Common decaf solvents include:
- DCM (Dichloromethane)
- EA (Ethyl Acetate)
- scCO2 (Supercritical Carbon Dioxide)
- LiCO2 (Liquid Carbon Dioxide)
- Water
The hydrated beans are treated with the chosen solvent, which penetrates the beans to draw out the caffeine. After extraction, the beans are dried to restore their initial water content. This process is typically carried out at processing stations, requiring industrial-sized plants for large quantities.
Due to the treatment required, some side effects are unavoidable:
- Loss of aroma
- Change in bean structure
- Change in size
- Change in appearance
- Loss of mass
- Solvent residue
Ideally, the decaffeination process removes caffeine without altering other bean characteristics. Newer methods, like the Swiss Water Process, aim to mitigate these unwanted changes.
Chemical Decaf vs. Organic Decaf
Both chemical and organic categories of decaffeination process have their own sub-groups.
Chemical Decaf Methods:
- Direct Solvent: Beans are steamed to release caffeine and open pores, then rinsed in a chemical (methylene chloride or ethyl acetate) for up to 10 hours. This method, including the sugarcane decaf process, is popular among many roasters.
- Indirect Solvent: Beans are soaked in hot water to extract caffeine, which is then treated with a solvent. The solvent consumes the caffeine, leaving oils and flavor molecules in the water. The beans are reintroduced to the water to reabsorb these components.
Organic Decaf Methods:
- Swiss Water Process: Beans are hydrated, and a green coffee extract (GCE) circulates around the beans for 8-10 hours to remove caffeine. The GCE is then filtered to remove caffeine and can be reused.
- Carbon Dioxide Process: Beans are soaked and placed in a steel container with liquid CO2, which extracts caffeine under pressure. The CO2 is then converted back to gas, leaving caffeine residue and preserving the beans' essential components.
Is Decaf Coffee Safe to Drink?
Due to the presence of chemicals in certain decaf methods, customers may be worried about any potential risks.
A good example is methylene chloride. This solvent removes the caffeine particles from the coffee. However, it is banned in many other products. Even though almost all chemical residue is destroyed during the roasting phase, there still may be traces of unwanted solvents in chemical decaf processes.

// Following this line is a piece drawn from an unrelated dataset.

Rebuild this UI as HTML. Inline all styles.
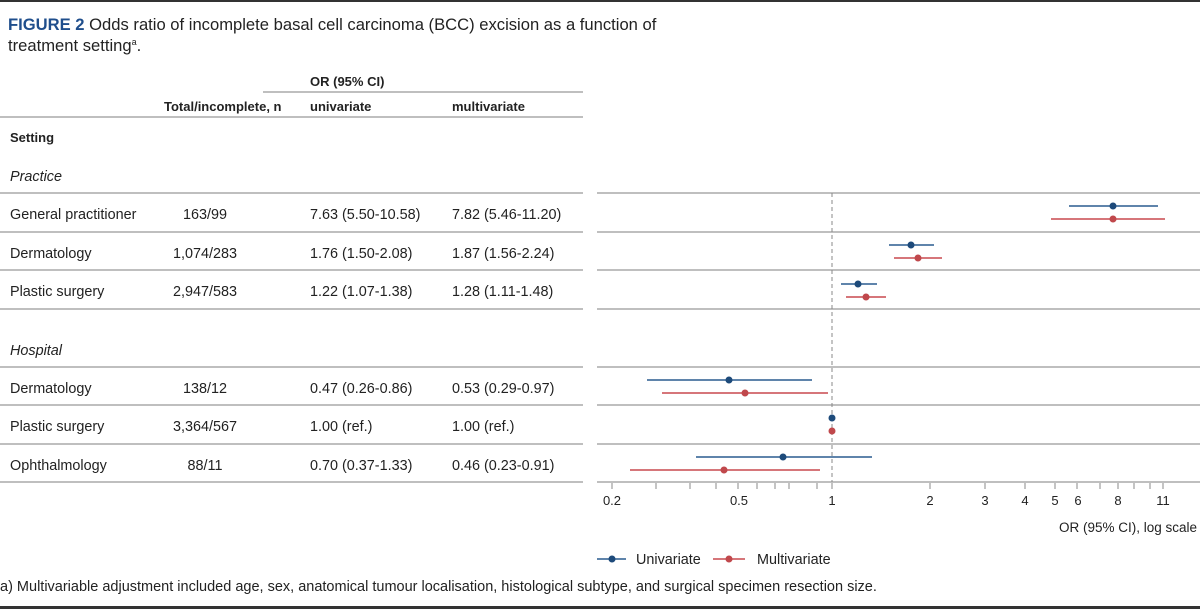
<!DOCTYPE html>
<html><head><meta charset="utf-8"><style>
body{margin:0;width:1200px;height:609px;background:#fff;overflow:hidden;font-family:"Liberation Sans",sans-serif;}
svg text{font-family:"Liberation Sans",sans-serif;fill:#222;}
</style></head><body>
<svg width="1200" height="609" xmlns="http://www.w3.org/2000/svg">
<rect x="0" y="0" width="1200" height="2" fill="#333"/>
<rect x="0" y="606" width="1200" height="3" fill="#333"/>
<text x="8" y="30" font-size="16.6"><tspan font-weight="bold" style="fill:#1f4e8c">FIGURE 2</tspan> Odds ratio of incomplete basal cell carcinoma (BCC) excision as a function of</text>
<text x="8" y="51" font-size="16.6">treatment setting<tspan font-size="9" dy="-6">a</tspan><tspan dy="6">.</tspan></text>
<g font-size="13" font-weight="bold">
<text x="310" y="86">OR (95% CI)</text>
<text x="164" y="111">Total/incomplete, n</text>
<text x="310" y="111">univariate</text>
<text x="452" y="111">multivariate</text>
<text x="10" y="142">Setting</text>
</g>
<g stroke="#aaa" stroke-width="1.5">
<line x1="263" y1="92" x2="583" y2="92"/>
<line x1="0" y1="117" x2="583" y2="117"/>
<line x1="0" y1="193" x2="583" y2="193"/><line x1="597" y1="193" x2="1200" y2="193"/>
<line x1="0" y1="232" x2="583" y2="232"/><line x1="597" y1="232" x2="1200" y2="232"/>
<line x1="0" y1="270" x2="583" y2="270"/><line x1="597" y1="270" x2="1200" y2="270"/>
<line x1="0" y1="309" x2="583" y2="309"/><line x1="597" y1="309" x2="1200" y2="309"/>
<line x1="0" y1="367" x2="583" y2="367"/><line x1="597" y1="367" x2="1200" y2="367"/>
<line x1="0" y1="405" x2="583" y2="405"/><line x1="597" y1="405" x2="1200" y2="405"/>
<line x1="0" y1="444" x2="583" y2="444"/><line x1="597" y1="444" x2="1200" y2="444"/>
<line x1="0" y1="482" x2="583" y2="482"/><line x1="597" y1="482" x2="1200" y2="482"/>
</g>
<g font-size="14.4">
<text x="10" y="181" font-style="italic">Practice</text>
<text x="10" y="355" font-style="italic">Hospital</text>
<text x="10" y="219">General practitioner</text><text x="205" y="219" text-anchor="middle">163/99</text><text x="310" y="219">7.63 (5.50-10.58)</text><text x="452" y="219">7.82 (5.46-11.20)</text>
<text x="10" y="258">Dermatology</text><text x="205" y="258" text-anchor="middle">1,074/283</text><text x="310" y="258">1.76 (1.50-2.08)</text><text x="452" y="258">1.87 (1.56-2.24)</text>
<text x="10" y="296">Plastic surgery</text><text x="205" y="296" text-anchor="middle">2,947/583</text><text x="310" y="296">1.22 (1.07-1.38)</text><text x="452" y="296">1.28 (1.11-1.48)</text>
<text x="10" y="393">Dermatology</text><text x="205" y="393" text-anchor="middle">138/12</text><text x="310" y="393">0.47 (0.26-0.86)</text><text x="452" y="393">0.53 (0.29-0.97)</text>
<text x="10" y="431">Plastic surgery</text><text x="205" y="431" text-anchor="middle">3,364/567</text><text x="310" y="431">1.00 (ref.)</text><text x="452" y="431">1.00 (ref.)</text>
<text x="10" y="470">Ophthalmology</text><text x="205" y="470" text-anchor="middle">88/11</text><text x="310" y="470">0.70 (0.37-1.33)</text><text x="452" y="470">0.46 (0.23-0.91)</text>
</g>
<line x1="832" y1="193" x2="832" y2="482" stroke="#888" stroke-dasharray="4,3"/>
<g stroke="#888" stroke-width="1">
<line x1="612" y1="483" x2="612" y2="489"/><line x1="656" y1="483" x2="656" y2="489"/><line x1="690" y1="483" x2="690" y2="489"/><line x1="716" y1="483" x2="716" y2="489"/><line x1="738" y1="483" x2="738" y2="489"/><line x1="757" y1="483" x2="757" y2="489"/><line x1="775" y1="483" x2="775" y2="489"/><line x1="789" y1="483" x2="789" y2="489"/><line x1="817" y1="483" x2="817" y2="489"/><line x1="832" y1="483" x2="832" y2="489"/>
<line x1="930" y1="483" x2="930" y2="489"/><line x1="985" y1="483" x2="985" y2="489"/><line x1="1025" y1="483" x2="1025" y2="489"/><line x1="1055" y1="483" x2="1055" y2="489"/><line x1="1077" y1="483" x2="1077" y2="489"/><line x1="1100" y1="483" x2="1100" y2="489"/><line x1="1118" y1="483" x2="1118" y2="489"/><line x1="1134" y1="483" x2="1134" y2="489"/><line x1="1150" y1="483" x2="1150" y2="489"/><line x1="1163" y1="483" x2="1163" y2="489"/>
</g>
<g font-size="13" text-anchor="middle">
<text x="612" y="505">0.2</text><text x="739" y="505">0.5</text><text x="832" y="505">1</text><text x="930" y="505">2</text><text x="985" y="505">3</text><text x="1025" y="505">4</text><text x="1055" y="505">5</text><text x="1078" y="505">6</text><text x="1118" y="505">8</text><text x="1163" y="505">11</text>
</g>
<text x="1197" y="532" font-size="13.5" text-anchor="end">OR (95% CI), log scale</text>
<g stroke-width="1.5">
<line x1="1069" y1="206" x2="1158" y2="206" stroke="#2a5b8f"/><circle cx="1113" cy="206" r="3.5" fill="#1d4a7a"/>
<line x1="1051" y1="219" x2="1165" y2="219" stroke="#c9494e"/><circle cx="1113" cy="219" r="3.5" fill="#c0484c"/>
<line x1="889" y1="245" x2="934" y2="245" stroke="#2a5b8f"/><circle cx="911" cy="245" r="3.5" fill="#1d4a7a"/>
<line x1="894" y1="258" x2="942" y2="258" stroke="#c9494e"/><circle cx="918" cy="258" r="3.5" fill="#c0484c"/>
<line x1="841" y1="284" x2="877" y2="284" stroke="#2a5b8f"/><circle cx="858" cy="284" r="3.5" fill="#1d4a7a"/>
<line x1="846" y1="297" x2="886" y2="297" stroke="#c9494e"/><circle cx="866" cy="297" r="3.5" fill="#c0484c"/>
<line x1="647" y1="380" x2="812" y2="380" stroke="#2a5b8f"/><circle cx="729" cy="380" r="3.5" fill="#1d4a7a"/>
<line x1="662" y1="393" x2="828" y2="393" stroke="#c9494e"/><circle cx="745" cy="393" r="3.5" fill="#c0484c"/>
<circle cx="832" cy="418" r="3.5" fill="#1d4a7a"/>
<circle cx="832" cy="431" r="3.5" fill="#c0484c"/>
<line x1="696" y1="457" x2="872" y2="457" stroke="#2a5b8f"/><circle cx="783" cy="457" r="3.5" fill="#1d4a7a"/>
<line x1="630" y1="470" x2="820" y2="470" stroke="#c9494e"/><circle cx="724" cy="470" r="3.5" fill="#c0484c"/>
<line x1="597" y1="559" x2="626" y2="559" stroke="#2a5b8f"/><circle cx="612" cy="559" r="3.5" fill="#1d4a7a"/>
<line x1="713" y1="559" x2="745" y2="559" stroke="#c9494e"/><circle cx="729" cy="559" r="3.5" fill="#c0484c"/>
</g>
<text x="636" y="564" font-size="14.4">Univariate</text>
<text x="757" y="564" font-size="14.4">Multivariate</text>
<text x="0" y="591" font-size="14.5">a) Multivariable adjustment included age, sex, anatomical tumour localisation, histological subtype, and surgical specimen resection size.</text>
</svg>
</body></html>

To mitigate these risks, EU laws have been put in place to limit the amount of certain chemical solvents:
Chemical Solvent for decaffeination |
Maximum residue limits in extracted coffee |
Methyl acetate |
20 mg/kg in coffee |
Ethylmethylketone |
20 mg/kg in coffee |
Dichloromethane |
2 mg/kg in roasted coffee |
Does Decaf Taste Different?
Decaf coffee can lose some natural flavours during the decaffeination process. Chemical methods may impart slight artificial flavours, while organic methods preserve more natural taste. The roasting process plays a crucial role in maintaining the flavor profile of decaf coffee.
How to Roast Decaf Coffee
For roasters really looking to get the most out of their decaffeinated beans, they will need to bear in mind the fact that these beans will be slightly different than untreated, caffeinated coffee. This is because the methods used for caffeine extraction will alter the structure of the coffee beans.
A much more careful, gentle roast is required to make sure that the decaf coffee retains its flavours. This is because decaf coffee is more susceptible to scorching and risks losing its flavour while being roasted.
Tips for Roasting Decaf Coffee:
- Use a lower charge temperature to avoid burning.
- Monitor temperature closely before the first crack.
- Adjust roasting recipes for each decaffeination method.
- Consider the unique properties of decaf beans for optimal results.
Is Decaf Darker Than Regular Coffee?
Decaf coffee is naturally lighter in colour before roasting but darkens faster during roasting. Roasters should focus on mass loss rather than color to ensure quality. Organic decaf methods like the Swiss Water Process result in darker coffee with better internal quality indicators.